Stocks closed modestly higher, helped by a rally in tech shares, but investors were rattled as a sharp drop in crude-oil prices hit energy shares.
The 2% decline in crude on the New York Mercantile Exchange prompted selling of energy-related stocks and spoiled what was shaping up to be a strong day, particularly for the downtrodden tech sector.
The Dow Jones Industrial Average closed flat but briefly touched the 12,700 level while the S&P 500 rose slightly. The Nasdaq rose as a favorable quarterly report from Cisco Systems sparked investor interest in the tech sector.
Some traders downplayed the afternoon sell-off.
"I think when you look at where we came from and where we are at now, people seem to make a big deal of moves of 30 to 40 points," Kevin Kruszenski, head of listed trading at KeyBanc Capital Markets, told CNBC.com. "There was a little bit of a rotation to tech. The Cisco numbers were enough to keep people pretty interested."
Kruszenski added that he does not expect any meaningful market corrections at this point.
"I don't see a catalyst for consolidation," he said. "The more the market moves up, the more people are going chase it, and those who weren't in stocks are going to jump back in."
The tech sector, boosted by a strong earnings report from Cisco Systems was the day's best performing group, followed by consumer discretionary stocks and financials.
Advancing stocks nearly doubled decliners on the New York Stock Exchange.
Before the bell, the Labor Department said preliminary fourth-quarter non-farm labor productivity rose 3%, more than expected. Unit labor costs, which are watched closely as a sign of inflation, rose 1.7%, slightly less than anticipated.
Despite today's better economic news, some analysts remain cautious for the near-term.
"We've been surprised at how strong the market has been," David Reilly, Director of Portfolio Strategy at Rydex Investments, told CNBC. "Clearly, the productivity numbers were very positive, as were the unit labor cost numbers. However, looking forward a bit, we think the market is flashing some warning signs--things like low mutual funds cash levels and high levels of margin debt."
Treasury prices closed modestly higher, sending yields slightly lower.
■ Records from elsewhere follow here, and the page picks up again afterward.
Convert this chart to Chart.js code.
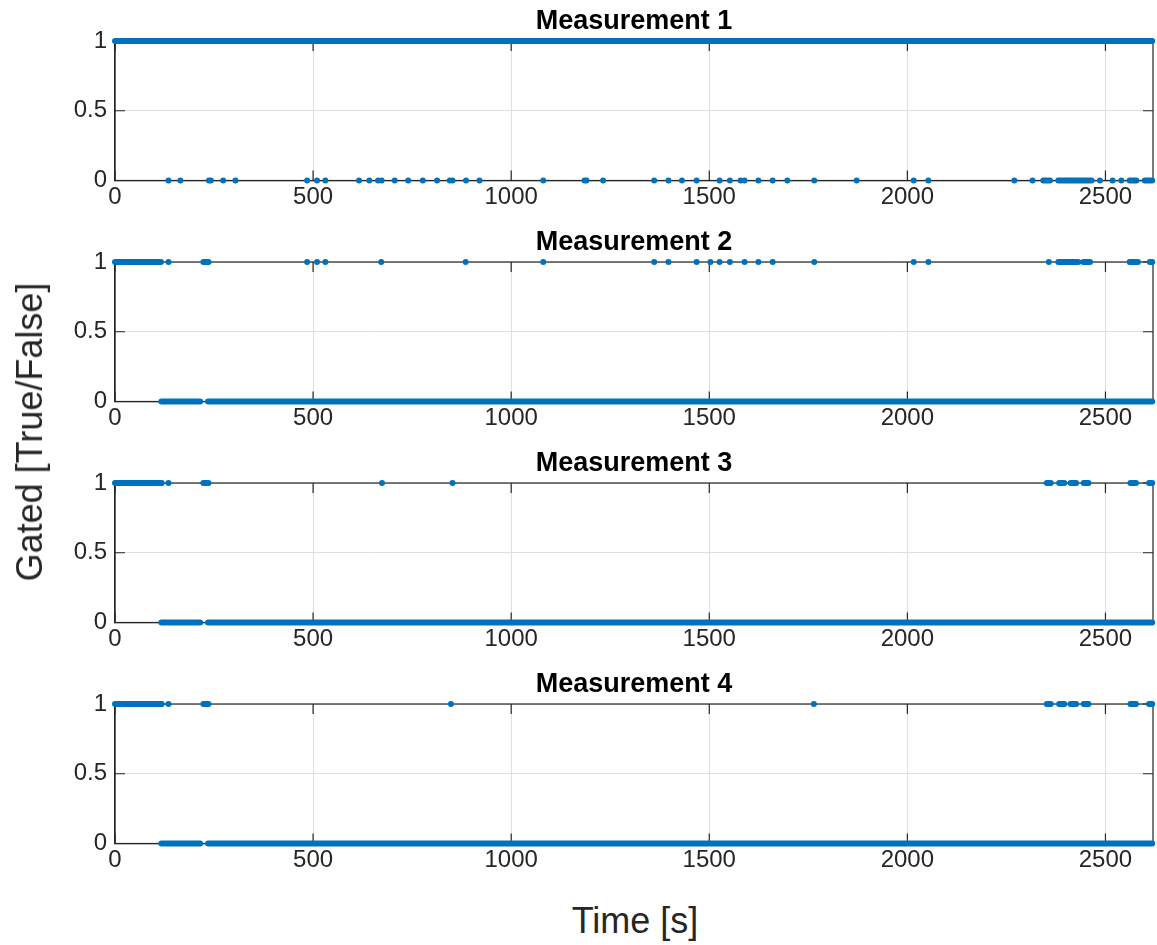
<!DOCTYPE html>
<html>
<head>
<meta charset="utf-8">
<script src="https://cdn.jsdelivr.net/npm/chart.js@4.4.1/dist/chart.umd.min.js"></script>
<style>
  html, body { margin: 0; padding: 0; background: #fff; }
  body { width: 1157px; height: 945px; position: relative; overflow: hidden; font-family: "Liberation Sans", Arial, sans-serif; }
  .panel { position: absolute; left: 0; width: 1157px; height: 220px; }
  #ylabel { position: absolute; left: 30px; top: 432px; transform: translate(-50%, -50%) rotate(-90deg); font-size: 36px; color: #262626; white-space: nowrap; }
  #xlabel { position: absolute; left: 635px; top: 921px; transform: translate(-50%, -50%); font-size: 36px; color: #262626; white-space: nowrap; }
</style>
</head>
<body>
<div class="panel" style="top:1px"><canvas id="m1"></canvas></div>
<div class="panel" style="top:222px"><canvas id="m2"></canvas></div>
<div class="panel" style="top:443px"><canvas id="m3"></canvas></div>
<div class="panel" style="top:664px"><canvas id="m4"></canvas></div>
<div id="ylabel">Gated [True/False]</div>
<div id="xlabel">Time [s]</div>

<script>
// axis ticks
const timeTicks = [0, 500, 1000, 1500, 2000, 2500];
const gateTicks = [0, 0.5, 1];
const timeMax = 2620;

const titles = ['Measurement 1', 'Measurement 2', 'Measurement 3', 'Measurement 4'];

// gated samples: long dense stretches as [start, end], lone samples as times
const m1HighRuns = [[0, 2618]];
const m1HighPts = [];
const m1LowRuns = [[2343, 2360], [2381, 2465], [2561, 2578], [2599, 2618]];
const m1LowPts = [135, 165, 237, 242, 273, 304, 485, 510, 531, 616, 642, 664, 673, 706, 740, 777, 813, 845, 852, 886, 920,
  1081, 1185, 1190, 1232, 1361, 1397, 1431, 1468, 1526, 1552, 1579, 1589, 1624, 1660, 1697, 1765, 1872, 2016, 2053,
  2270, 2316, 2486, 2518, 2540];

const m2HighRuns = [[0, 116], [223, 236], [2381, 2431], [2444, 2461], [2561, 2582], [2612, 2618]];
const m2HighPts = [135, 485, 510, 531, 672, 885, 1081, 1361, 1397, 1468, 1503, 1526, 1552, 1589, 1624, 1660, 1765,
  2016, 2053, 2357];
const m2LowRuns = [[117, 215], [235, 2618]];
const m2LowPts = [];

const m3HighRuns = [[0, 118], [223, 236], [2352, 2362], [2383, 2396], [2412, 2426], [2445, 2457], [2563, 2577], [2610, 2618]];
const m3HighPts = [135, 674, 852];
const m3LowRuns = [[117, 215], [235, 2618]];
const m3LowPts = [];

const m4HighRuns = [[0, 118], [223, 236], [2352, 2362], [2383, 2396], [2412, 2426], [2445, 2457], [2563, 2577], [2610, 2618]];
const m4HighPts = [135, 848, 1764];
const m4LowRuns = [[117, 215], [235, 2618]];
const m4LowPts = [];

const BLUE = '#0072BD';
const INK = '#262626';
const GRID = '#dfdfdf';
const FONT = '"Liberation Sans", Arial, sans-serif';

function runsToLine(runs, level) {
  const out = [];
  runs.forEach(([a, b]) => {
    out.push({ x: a, y: level }, { x: b, y: level }, { x: b, y: null });
  });
  return out;
}

function pointsAt(times, level) {
  return times.map(t => ({ x: t, y: level }));
}

// box around the plot area with inward ticks on all four sides, title centred over the axes
const boxPlugin = {
  id: 'boxPlugin',
  beforeDatasetsDraw(chart) {
    const { ctx, chartArea: a, scales } = chart;
    const len = 10;
    ctx.save();
    ctx.strokeStyle = INK;
    ctx.lineWidth = 1.2;
    ctx.strokeRect(a.left, a.top, a.right - a.left, a.bottom - a.top);
    ctx.beginPath();
    timeTicks.forEach(v => {
      const x = scales.x.getPixelForValue(v);
      ctx.moveTo(x, a.bottom); ctx.lineTo(x, a.bottom - len);
      ctx.moveTo(x, a.top); ctx.lineTo(x, a.top + len);
    });
    gateTicks.forEach(v => {
      const y = scales.y.getPixelForValue(v);
      ctx.moveTo(a.left, y); ctx.lineTo(a.left + len, y);
      ctx.moveTo(a.right, y); ctx.lineTo(a.right - len, y);
    });
    ctx.stroke();
    ctx.restore();
  },
  afterDraw(chart, args, opts) {
    const { ctx, chartArea: a } = chart;
    ctx.save();
    ctx.fillStyle = '#000';
    ctx.font = 'bold 27px ' + FONT;
    ctx.textAlign = 'center';
    ctx.textBaseline = 'middle';
    ctx.fillText(opts.text, (a.left + a.right) / 2, a.top - 19);
    ctx.restore();
  }
};

function makePanel(id, title, highRuns, highPts, lowRuns, lowPts) {
  const lineStyle = {
    type: 'line', borderColor: BLUE, borderWidth: 6, borderCapStyle: 'round',
    pointRadius: 0, spanGaps: false, clip: false, parsing: false
  };
  const dotStyle = {
    type: 'scatter', backgroundColor: BLUE, borderWidth: 0, pointRadius: 3, clip: false
  };
  new Chart(document.getElementById(id), {
    data: {
      datasets: [
        { ...lineStyle, data: runsToLine(highRuns, 1) },
        { ...lineStyle, data: runsToLine(lowRuns, 0) },
        { ...dotStyle, data: pointsAt(highPts, 1) },
        { ...dotStyle, data: pointsAt(lowPts, 0) }
      ]
    },
    options: {
      responsive: true,
      maintainAspectRatio: false,
      animation: false,
      layout: { padding: { left: 0, right: 1.3, top: 40, bottom: 0 } },
      plugins: {
        legend: { display: false },
        tooltip: { enabled: false },
        title: { display: false },
        boxPlugin: { text: title }
      },
      scales: {
        x: {
          type: 'linear', min: 0, max: timeMax,
          afterBuildTicks: s => { s.ticks = timeTicks.map(v => ({ value: v })); },
          afterFit: s => { s.height = 40.5; },
          ticks: { color: INK, font: { family: FONT, size: 24 }, padding: 2, maxRotation: 0, callback: v => String(v) },
          grid: { color: GRID, drawTicks: false },
          border: { display: true, color: INK, width: 1.2 }
        },
        y: {
          type: 'linear', min: 0, max: 1,
          afterBuildTicks: s => { s.ticks = gateTicks.map(v => ({ value: v })); },
          afterFit: s => { s.width = 115; },
          ticks: { color: INK, font: { family: FONT, size: 24 }, padding: 8, callback: v => String(v) },
          grid: { color: GRID, drawTicks: false },
          border: { display: true, color: INK, width: 1.2 }
        }
      }
    },
    plugins: [boxPlugin]
  });
}

makePanel('m1', titles[0], m1HighRuns, m1HighPts, m1LowRuns, m1LowPts);
makePanel('m2', titles[1], m2HighRuns, m2HighPts, m2LowRuns, m2LowPts);
makePanel('m3', titles[2], m3HighRuns, m3HighPts, m3LowRuns, m3LowPts);
makePanel('m4', titles[3], m4HighRuns, m4HighPts, m4LowRuns, m4LowPts);
</script>
</body>
</html>
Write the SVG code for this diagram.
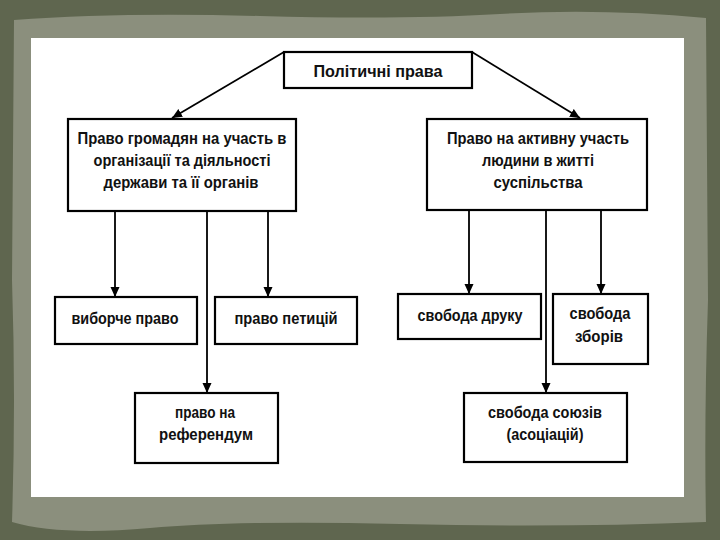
<svg xmlns="http://www.w3.org/2000/svg" width="720" height="540" viewBox="0 0 720 540">
<style>
.box{fill:#fff;stroke:#000;stroke-width:2.2}
.t{font-family:"Liberation Sans",Arial,sans-serif;font-size:16px;font-weight:bold;fill:#111;text-anchor:middle}
.c{stroke:#000;stroke-width:1.8;fill:none}
</style>
<defs>
<marker id="a" viewBox="0 0 10 10" refX="10" refY="5" markerWidth="10" markerHeight="10" orient="auto" markerUnits="userSpaceOnUse">
<path d="M0,0.5 L10,5 L0,9.5 z" fill="#000"/>
</marker>
</defs>
<rect x="0" y="0" width="720" height="540" fill="#5f664f"/>
<path d="M14,20 Q120,12 260,16 T500,14 T706,18 L708,300 Q704,420 706,522 Q560,528 400,524 T150,528 T12,522 Q16,400 12,280 Z" fill="#8b8f7d"/>
<rect x="31" y="38" width="653" height="459" fill="#fff"/>
<g id="connectors">
<line class="c" x1="284" y1="52" x2="172" y2="118" marker-end="url(#a)"/>
<line class="c" x1="472" y1="52" x2="580" y2="118" marker-end="url(#a)"/>
<line class="c" x1="115" y1="212" x2="115" y2="297" marker-end="url(#a)"/>
<line class="c" x1="207" y1="212" x2="207" y2="393" marker-end="url(#a)"/>
<line class="c" x1="268" y1="212" x2="268" y2="297" marker-end="url(#a)"/>
<line class="c" x1="469" y1="211" x2="469" y2="294" marker-end="url(#a)"/>
<line class="c" x1="546" y1="211" x2="546" y2="393" marker-end="url(#a)"/>
<line class="c" x1="601" y1="211" x2="601" y2="294" marker-end="url(#a)"/>
</g>
<g id="root">
<rect class="box" x="284" y="52" width="188" height="36"/>
<text class="t" x="378" y="77" textLength="129" lengthAdjust="spacingAndGlyphs">Політичні права</text>
</g>
<g id="left">
<rect class="box" x="68" y="119" width="228" height="92"/>
<text class="t" x="182" y="144" textLength="209" lengthAdjust="spacingAndGlyphs">Право громадян на участь в</text>
<text class="t" x="182" y="166" textLength="177" lengthAdjust="spacingAndGlyphs">організації та діяльності</text>
<text class="t" x="181" y="188" textLength="155" lengthAdjust="spacingAndGlyphs">держави та її органів</text>
</g>
<g id="right">
<rect class="box" x="427" y="119" width="220" height="91"/>
<text class="t" x="538" y="144" textLength="182" lengthAdjust="spacingAndGlyphs">Право на активну участь</text>
<text class="t" x="538" y="166" textLength="112" lengthAdjust="spacingAndGlyphs">людини в житті</text>
<text class="t" x="538" y="188" textLength="89" lengthAdjust="spacingAndGlyphs">суспільства</text>
</g>
<g id="vyborche">
<rect class="box" x="55" y="297" width="142" height="47"/>
<text class="t" x="125" y="324" textLength="107" lengthAdjust="spacingAndGlyphs">виборче право</text>
</g>
<g id="petytsii">
<rect class="box" x="215" y="297" width="142" height="47"/>
<text class="t" x="286" y="324" textLength="103" lengthAdjust="spacingAndGlyphs">право петицій</text>
</g>
<g id="referendum">
<rect class="box" x="135" y="393" width="143" height="70"/>
<text class="t" x="205" y="418" textLength="60" lengthAdjust="spacingAndGlyphs">право на</text>
<text class="t" x="206" y="440" textLength="94" lengthAdjust="spacingAndGlyphs">референдум</text>
</g>
<g id="druku">
<rect class="box" x="398" y="294" width="143" height="45"/>
<text class="t" x="470" y="321" textLength="105" lengthAdjust="spacingAndGlyphs">свобода друку</text>
</g>
<g id="zboriv">
<rect class="box" x="553" y="294" width="95" height="70"/>
<text class="t" x="600" y="319" textLength="61" lengthAdjust="spacingAndGlyphs">свобода</text>
<text class="t" x="599" y="342" textLength="48" lengthAdjust="spacingAndGlyphs">зборів</text>
</g>
<g id="soiuziv">
<rect class="box" x="464" y="393" width="163" height="69"/>
<text class="t" x="545" y="418" textLength="114" lengthAdjust="spacingAndGlyphs">свобода союзів</text>
<text class="t" x="545" y="440" textLength="77" lengthAdjust="spacingAndGlyphs">(асоціацій)</text>
</g>
</svg>
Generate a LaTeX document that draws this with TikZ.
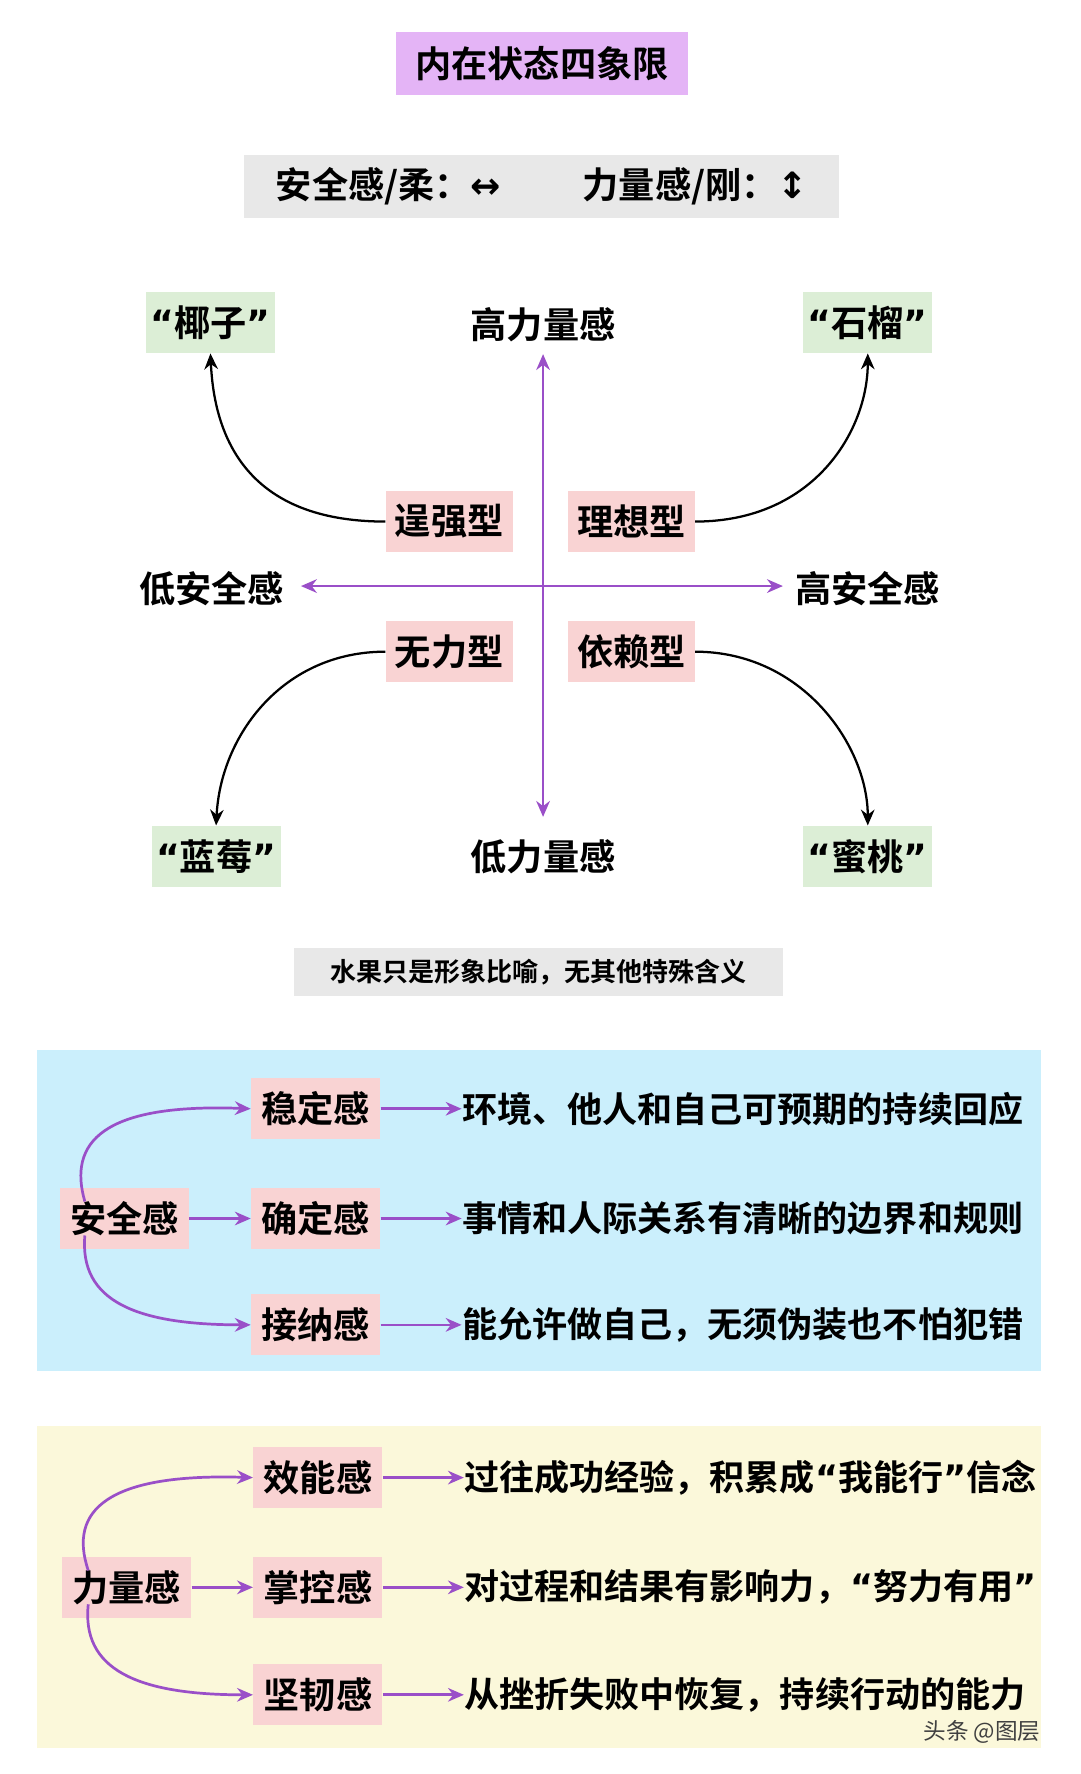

Retail stocks were among the day's winners as investors took money out of energy and bought consumer stocks. Shares of Sears and Target both closed higher.
In the materials sector, U.S. Steel hit another all-time high.
News Corp. reported fiscal second-quarter earnings of 26 cents per share, a penny ahead of Wall Street estimates. The media conglomerate said its quarterly sales were helped by "Borat" box office sales and "X-Men" DVDs, but profit fell from the year-earlier period.